Initially, the narrator's experiences being taken off course by people he meets and discovering (sometimes to his own surprise) the deep connections he already has with characters he's seemingly encountering for the first time are intriguing and dreamlike, and there are shades of Kafka in the way people and events conspire to make enacting even his simplest desires impossible. But the same kinds of situations and exchanges repeat themselves over and over, exhausting the concept and Ishiguro's execution of it long before the novel reaches the halfway point.
Reading a scene in which the protagonist finds himself unable to speak just when he's required to identify himself to save another character from horrible humiliation, I wanted to throw the book in frustration.
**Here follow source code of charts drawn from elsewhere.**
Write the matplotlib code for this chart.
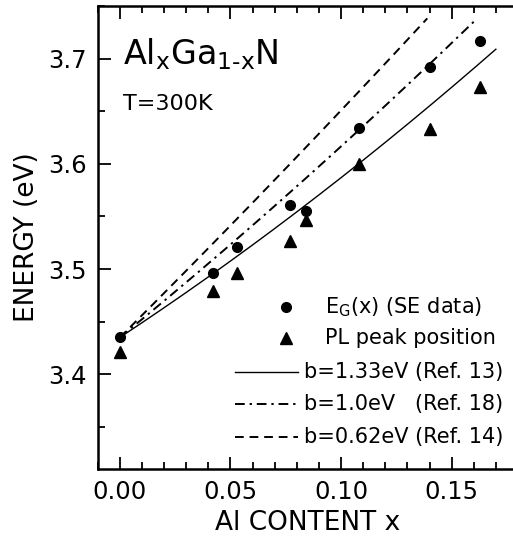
#!/usr/bin/env python3

import numpy as np
import matplotlib
matplotlib.use('Agg')
import matplotlib.pyplot as plt
from matplotlib.ticker import MultipleLocator

plt.rcParams['font.family'] = ['DejaVu Sans']
plt.rcParams['mathtext.default'] = 'regular'

# Al content of the samples
x_al = [0.0, 0.042, 0.053, 0.077, 0.084, 0.108, 0.140, 0.163]
# band gap from SE data (eV)
e_se = [3.435, 3.496, 3.521, 3.561, 3.555, 3.634, 3.692, 3.717]
# PL peak positions (eV)
e_pl = [3.421, 3.479, 3.496, 3.527, 3.547, 3.600, 3.633, 3.673]

# bowing curves
e_gan = 3.435
e_aln = 6.15
bowing = [1.33, 1.0, 0.62]
x_end = [0.170, 0.161, 0.139]
styles = ['-', (0, (5, 2.5, 1.2, 2.5)), (0, (4.5, 3))]
widths = [1.0, 1.4, 1.4]
labels = ['b=1.33eV (Ref. 13)', 'b=1.0eV   (Ref. 18)', 'b=0.62eV (Ref. 14)']

fig = plt.figure(figsize=(5.13, 5.41), dpi=100)
ax = fig.add_axes([0.1905, 0.1331, 1.0097 - 0.1905, 0.989 - 0.1331])

for b, xe, ls, lw in zip(bowing, x_end, styles, widths):
	xx = np.linspace(0, xe, 200)
	ee = (1 - xx) * e_gan + xx * e_aln - b * xx * (1 - xx)
	ax.plot(xx, ee, color='black', lw=lw, linestyle=ls)

ax.plot(x_al, e_se, 'o', color='black', ms=7)
ax.plot(x_al, e_pl, '^', color='black', ms=8.5)

ax.set_xlim(-0.01, 0.18)
ax.set_ylim(3.31, 3.75)
ax.xaxis.set_major_locator(MultipleLocator(0.05))
ax.xaxis.set_minor_locator(MultipleLocator(0.01))
ax.yaxis.set_major_locator(MultipleLocator(0.1))
ax.yaxis.set_minor_locator(MultipleLocator(0.05))
ax.xaxis.set_major_formatter(plt.FormatStrFormatter('%.2f'))
ax.yaxis.set_major_formatter(plt.FormatStrFormatter('%.1f'))
ax.tick_params(which='both', direction='in', top=True, right=False, labelsize=17.5, width=1.3)
ax.tick_params(which='major', length=9, pad=8)
ax.tick_params(which='minor', length=5)
for s in ax.spines.values():
	s.set_linewidth(1.8)

ax.set_xlabel('Al CONTENT x', fontsize=19, labelpad=4)
ax.set_ylabel('ENERGY (eV)', fontsize=19, labelpad=6)

ax.text(0.06, 0.875, 'Al$_x$Ga$_{1\u2010x}$N', transform=ax.transAxes, fontsize=24)
ax.text(0.06, 0.775, 'T=300K', transform=ax.transAxes, fontsize=16)

# legend drawn by hand
ax.plot([0.448], [0.350], 'o', color='black', ms=7, transform=ax.transAxes)
ax.plot([0.448], [0.283], '^', color='black', ms=8.5, transform=ax.transAxes)
ax.text(0.541, 0.350, 'E$_G$(x) (SE data)', transform=ax.transAxes, fontsize=15, va='center')
ax.text(0.541, 0.283, 'PL peak position', transform=ax.transAxes, fontsize=15, va='center')
for i, (ls, lw, lab) in enumerate(zip(styles, widths, labels)):
	yy = 0.210 - i * 0.0705
	ax.plot([0.327, 0.477], [yy, yy], color='black', lw=lw, linestyle=ls, transform=ax.transAxes)
	ax.text(0.49, yy, lab, transform=ax.transAxes, fontsize=15, va='center')

fig.savefig('out.png', dpi=100)
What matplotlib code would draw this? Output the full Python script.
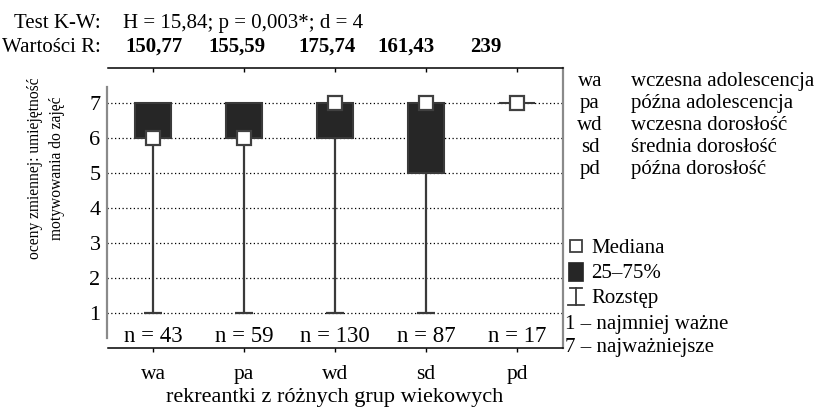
import numpy as np
import matplotlib
matplotlib.use("Agg")
import matplotlib.pyplot as plt
import matplotlib.lines as mlines
from matplotlib.patches import Rectangle

plt.rcParams["font.family"] = ["Liberation Serif", "DejaVu Serif"]

# dane
grupy = ["wa", "pa", "wd", "sd", "pd"]
nazwy = ["wczesna adolescencja", "późna adolescencja", "wczesna dorosłość",
         "średnia dorosłość", "późna dorosłość"]
n_obs = [43, 59, 130, 87, 17]
mediana = [6, 6, 7, 7, 7]
q25 = [6, 6, 6, 5, 7]
q75 = [7, 7, 7, 7, 7]
minimum = [1, 1, 1, 1, 7]
maksimum = [7, 7, 7, 7, 7]
wartosci_R = ["150,77", "155,59", "175,74", "161,43", "239"]
R_x = [125, 208, 298, 377, 470]   # px, lewa krawedz
test_kw = "H = 15,84; p = 0,003*; d = 4"

W, H = 815, 413
FS = 15
DARK = "#262626"
GRAY = "#8a8a8a"

def fx(px): return px / W
def fy(py): return 1 - py / H

fig = plt.figure(figsize=(W / 100, H / 100), dpi=100)
ax = fig.add_axes([fx(107.5), fy(348), fx(562.5) - fx(107.5), fy(68) - fy(348)])

x = np.arange(len(grupy))
ax.set_xlim(-0.5, 4.5); ax.set_ylim(0, 8)
for v in range(1, 8):
    ax.axhline(v, color="black", lw=0.9, ls=(0, (1, 2)), zorder=1)

# wasy (rozstep)
for xi, lo, hi, a, b in zip(x, minimum, maksimum, q25, q75):
    if lo < a:
        ax.vlines(xi, lo, a, color="#3a3a3a", lw=1.6, zorder=2)
        ax.hlines(lo, xi - 0.1, xi + 0.1, color="#3a3a3a", lw=1.6, zorder=2)
    if hi > b:
        ax.vlines(xi, b, hi, color="#3a3a3a", lw=1.6, zorder=2)
        ax.hlines(hi, xi - 0.1, xi + 0.1, color="#3a3a3a", lw=1.6, zorder=2)
# pudelka 25-75%
ax.bar(x, np.array(q75) - np.array(q25), bottom=q25, width=0.4, color=DARK,
       edgecolor="#3a3a3a", lw=1.5, zorder=3)
# mediany
ax.plot(x, mediana, ls="none", marker="s", ms=9.5, mfc="white", mec="#404040",
        mew=1.6, zorder=4)
for xi, n in zip(x, n_obs):
    ax.text(xi, 0.17, f"n = {n}", ha="center", va="baseline", fontsize=FS + 1.5)

ax.set_yticks(range(1, 8))
ax.set_xticks(x, grupy)
ax.tick_params(axis="y", length=0, pad=5, labelsize=FS + 1)
ax.tick_params(axis="x", length=3, width=1, pad=9, labelsize=FS + 0.5, top=True,
               direction="out")
for t in ax.xaxis.get_major_ticks():
    t.tick2line.set_marker(mlines.TICKDOWN)
ax.set_xlabel("rekreantki z różnych grup wiekowych", fontsize=FS + 1, labelpad=3)
for s in ["top", "bottom"]:
    ax.spines[s].set_linewidth(1.1)
for s in ["left", "right"]:
    ax.spines[s].set_color(GRAY); ax.spines[s].set_linewidth(1.6)
ax.spines["left"].set_bounds(0.3, 7.45)

fig.text(fx(46), fy(168), "oceny zmiennej: umiejętność\nmotywowania do zajęć",
         rotation=90, ha="center", va="center", multialignment="center",
         fontsize=11.2, linespacing=1.45)

# naglowek
fig.text(fx(101), fy(28), "Test K-W:", ha="right", va="baseline", fontsize=FS)
fig.text(fx(123), fy(28), test_kw, ha="left", va="baseline", fontsize=FS)
fig.text(fx(101), fy(52), "Wartości R:", ha="right", va="baseline", fontsize=FS)
for px, r in zip(R_x, wartosci_R):
    fig.text(fx(px), fy(52), r, ha="left", va="baseline", fontsize=FS, weight="bold")

# legenda grup
for i, (g, nm) in enumerate(zip(grupy, nazwy)):
    yb = 86 + 22 * i
    fig.text(fx(590), fy(yb), g, ha="center", va="baseline", fontsize=FS)
    fig.text(fx(631), fy(yb), nm, ha="left", va="baseline", fontsize=FS)

# legenda symboli
fig.add_artist(Rectangle((fx(570), fy(252)), fx(12), 12 / H, fc="white",
                         ec="#404040", lw=1.3, transform=fig.transFigure))
fig.add_artist(Rectangle((fx(568), fy(281)), fx(15), 19 / H, fc=DARK,
                         ec=DARK, lw=0.5, transform=fig.transFigure))
for xs, ys in [([576, 576], [288, 305]), ([570, 582], [288, 288]), ([568, 584], [305, 305])]:
    fig.add_artist(mlines.Line2D([fx(v) for v in xs], [fy(v) for v in ys],
                                 color="#3a3a3a", lw=1.3, transform=fig.transFigure))
fig.text(fx(591), fy(253), "Mediana", ha="left", va="baseline", fontsize=FS)
fig.text(fx(591), fy(278), "25–75%", ha="left", va="baseline", fontsize=FS)
fig.text(fx(591), fy(303), "Rozstęp", ha="left", va="baseline", fontsize=FS)
fig.text(fx(565), fy(329), "1 – najmniej ważne", ha="left", va="baseline", fontsize=FS)
fig.text(fx(565), fy(352), "7 – najważniejsze", ha="left", va="baseline", fontsize=FS)

fig.savefig("out.png", dpi=100)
Were this a short story or novella or had Ishiguro varied these dynamics so it was not merely the same structure over and over, this could be quite impactful, but stretched out at such great length (500+ pages) and in such a repetitive way, the novel is tedious and unsatisfying.
Usually, Ishiguro is able to create sharp irony and/or deep emotion out of his characters' confusion about their own lives and circumstances. They may not grasp (or admit) their errors, or the cruelty of their world, but we can understand, relate, and see what was lost or missed. The Unconsoled is almost the opposite: what is often only mildly frustrating for the narrator is tedious punishment for the reader.
Oddly, given the novel is more like a dream than reality, it somehow becomes the one thing dreams almost never are--utterly predictable.